In a notable career shooting primarily for Life and Sports Illustrated, Bill Eppridge has covered wars, political campaigns, heroin addiction, the arrival of the Beatles in the United States, the summer and winter Olympics, and perhaps the most dramatic moment of his career–the assassination of Senator Robert Kennedy in Los Angeles.
His photography has won numerous awards and has appeared in traveling exhibits throughout the world. He has taught photojournalism at Yale University, the Missouri Photojournalism Workshop, Barnstorm: The Eddie Adams Workshop, Rich Clarkson’s Photography at the Summit, and Sportsshooter Workshop.

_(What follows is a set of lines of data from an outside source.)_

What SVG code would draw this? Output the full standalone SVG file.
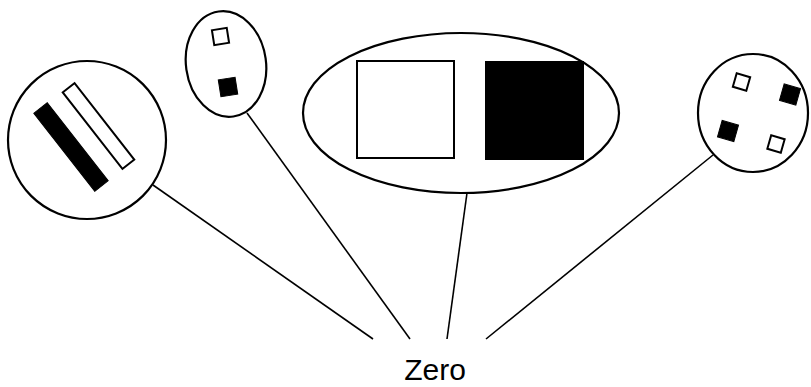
<svg xmlns="http://www.w3.org/2000/svg" width="811" height="387" viewBox="0 0 811 387">
<style>
.outline{fill:#fff;stroke:#000;stroke-width:2.2}
.w{fill:#fff;stroke:#000;stroke-width:2}
.b{fill:#000;stroke:#000;stroke-width:1}
.conn line{stroke:#000;stroke-width:1.6}
text{font-family:"Liberation Sans",Arial,sans-serif;font-size:30px;fill:#000}
</style>
<rect width="811" height="387" fill="#fff"/>
<g class="conn" id="connectors">
<line x1="153" y1="185" x2="373" y2="339"/>
<line x1="247" y1="113" x2="410" y2="339"/>
<line x1="467" y1="193" x2="447" y2="339"/>
<line x1="713" y1="155" x2="486" y2="339"/>
</g>
<g id="node-bars">
<circle class="outline" cx="87" cy="140" r="79"/>
<rect class="b" x="-8.5" y="-49.5" width="17" height="99" transform="translate(71,147) rotate(-38)"/>
<rect class="w" x="-7.5" y="-48.5" width="15" height="97" transform="translate(98.5,126) rotate(-38)"/>
</g>
<g id="node-small">
<ellipse class="outline" cx="226" cy="64" rx="40" ry="53" transform="rotate(-8 226 64)"/>
<rect class="w" x="-7.5" y="-7.5" width="15" height="15" transform="translate(220.5,36.5) rotate(-9)"/>
<rect class="b" x="-8.5" y="-8.5" width="17" height="17" transform="translate(228,87) rotate(-9)"/>
</g>
<g id="node-large">
<ellipse class="outline" cx="461" cy="113" rx="158" ry="80"/>
<rect class="w" x="357" y="61" width="97" height="97"/>
<rect class="b" x="485.5" y="61.5" width="98" height="98"/>
</g>
<g id="node-four">
<ellipse class="outline" cx="753" cy="113" rx="55" ry="59"/>
<rect class="w" x="-7" y="-7" width="14" height="14" transform="translate(741.5,82) rotate(16)"/>
<rect class="b" x="-8.5" y="-8.5" width="17" height="17" transform="translate(790,94.5) rotate(16)"/>
<rect class="b" x="-8.5" y="-8.5" width="17" height="17" transform="translate(728,131) rotate(16)"/>
<rect class="w" x="-7" y="-7" width="14" height="14" transform="translate(776,144) rotate(16)"/>
</g>
<g id="label">
<text x="435" y="380" text-anchor="middle">Zero</text>
</g>
</svg>
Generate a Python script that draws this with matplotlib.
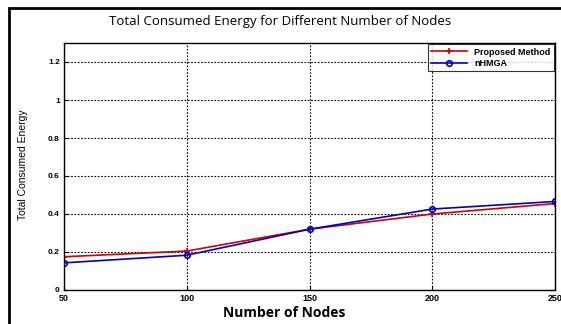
import matplotlib
matplotlib.use("Agg")
import matplotlib.pyplot as plt
from matplotlib.patches import Rectangle

# --- data ---
nodes = [50, 100, 150, 200, 250]
proposed = [0.175, 0.205, 0.32, 0.40, 0.455]
nhmga = [0.143, 0.183, 0.32, 0.426, 0.466]
yticks = [0, 0.2, 0.4, 0.6, 0.8, 1, 1.2]
ytick_labels = ["0", "0.2", "0.4", "0.6", "0.8", "1", "1.2"]

W, H = 561, 324
fig = plt.figure(figsize=(W / 100, H / 100), dpi=100)

# outer frame (cut off at right and bottom like the reference)
fig.patches.append(Rectangle((9 / W, -0.2), 1.0, 1 - 8 / H + 0.2,
                             transform=fig.transFigure, fill=False,
                             edgecolor="black", linewidth=2.0))

ax = fig.add_axes([64 / W, 1 - 290 / H, (555 - 64) / W, (290 - 43) / H])

ax.plot(nodes, proposed, color="#cc0000", marker="+", markersize=5,
        markeredgewidth=1.2, linewidth=1.2, label="Proposed Method")
ax.plot(nodes, nhmga, color="#0000bb", marker="o", markersize=4,
        markerfacecolor="none", markeredgewidth=1.2, linewidth=1.2, label="nHMGA")

ax.set_xlim(50, 250)
ax.set_ylim(0, 1.3)
ax.set_xticks(nodes)
ax.set_xticklabels([str(n) for n in nodes], fontsize=6.5, fontweight="bold",
                   family="Liberation Sans")
ax.set_yticks(yticks)
ax.set_yticklabels(ytick_labels, fontsize=6, fontweight="bold",
                   family="Liberation Sans")
ax.tick_params(direction="in", length=3, width=0.8)
ax.tick_params(axis="x", pad=3)
ax.tick_params(axis="y", pad=3)
ax.grid(True, color="black", linestyle=(0, (1.5, 1.5)), linewidth=0.8)
for s in ax.spines.values():
    s.set_linewidth(1.0)

fig.text(0.5, 1 - 22 / H, "Total Consumed Energy for Different Number of Nodes",
         ha="center", va="center", fontsize=9.5, family="Open Sans")
fig.text(284 / W, 1 - 313 / H, "Number of Nodes", ha="center", va="center",
         fontsize=10, family="Open Sans", fontweight="bold")
fig.text(23 / W, 1 - 165 / H, "Total Consumed Energy", ha="center", va="center",
         rotation=90, fontsize=7.5, family="Liberation Sans")

leg = ax.legend(loc="upper right", frameon=True, fancybox=False,
                edgecolor="black", borderpad=0.35, handlelength=4.0,
                labelspacing=0.25, borderaxespad=0.15,
                prop={"family": "Liberation Sans", "weight": "bold", "size": 6.5})
leg.get_frame().set_linewidth(0.8)

fig.savefig("out.png", dpi=100)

When his family lived in Richmond, Virginia at the end of WWII, a man with a pony came to the Eppridge household one day and offered his photographic services.
Bill Eppridge, who was about 10 at the time, got out his Brownie Starflash 620 camera and posed with it. “I started thinking, ‘this guy doesn’t have a bad job.
He gets to travel, meets some interesting people and he’s even got a pony.'” As a young boy, he waited for the mailman to deliver Life magazine every week, and always enjoyed the photographs by David Douglas Duncan, Robert Capa, and Henri Cartier-Bresson. “I was fascinated by this work and I felt that it affected the people who looked at these pictures.”
He was also moved by Joe Rosenthal’s image of the flag being raised at Iwo Jima. “Over the years, I thought there was some power with this medium. If you can do a couple of good things for people in your life, then you’ve lived a good life,” he remarks.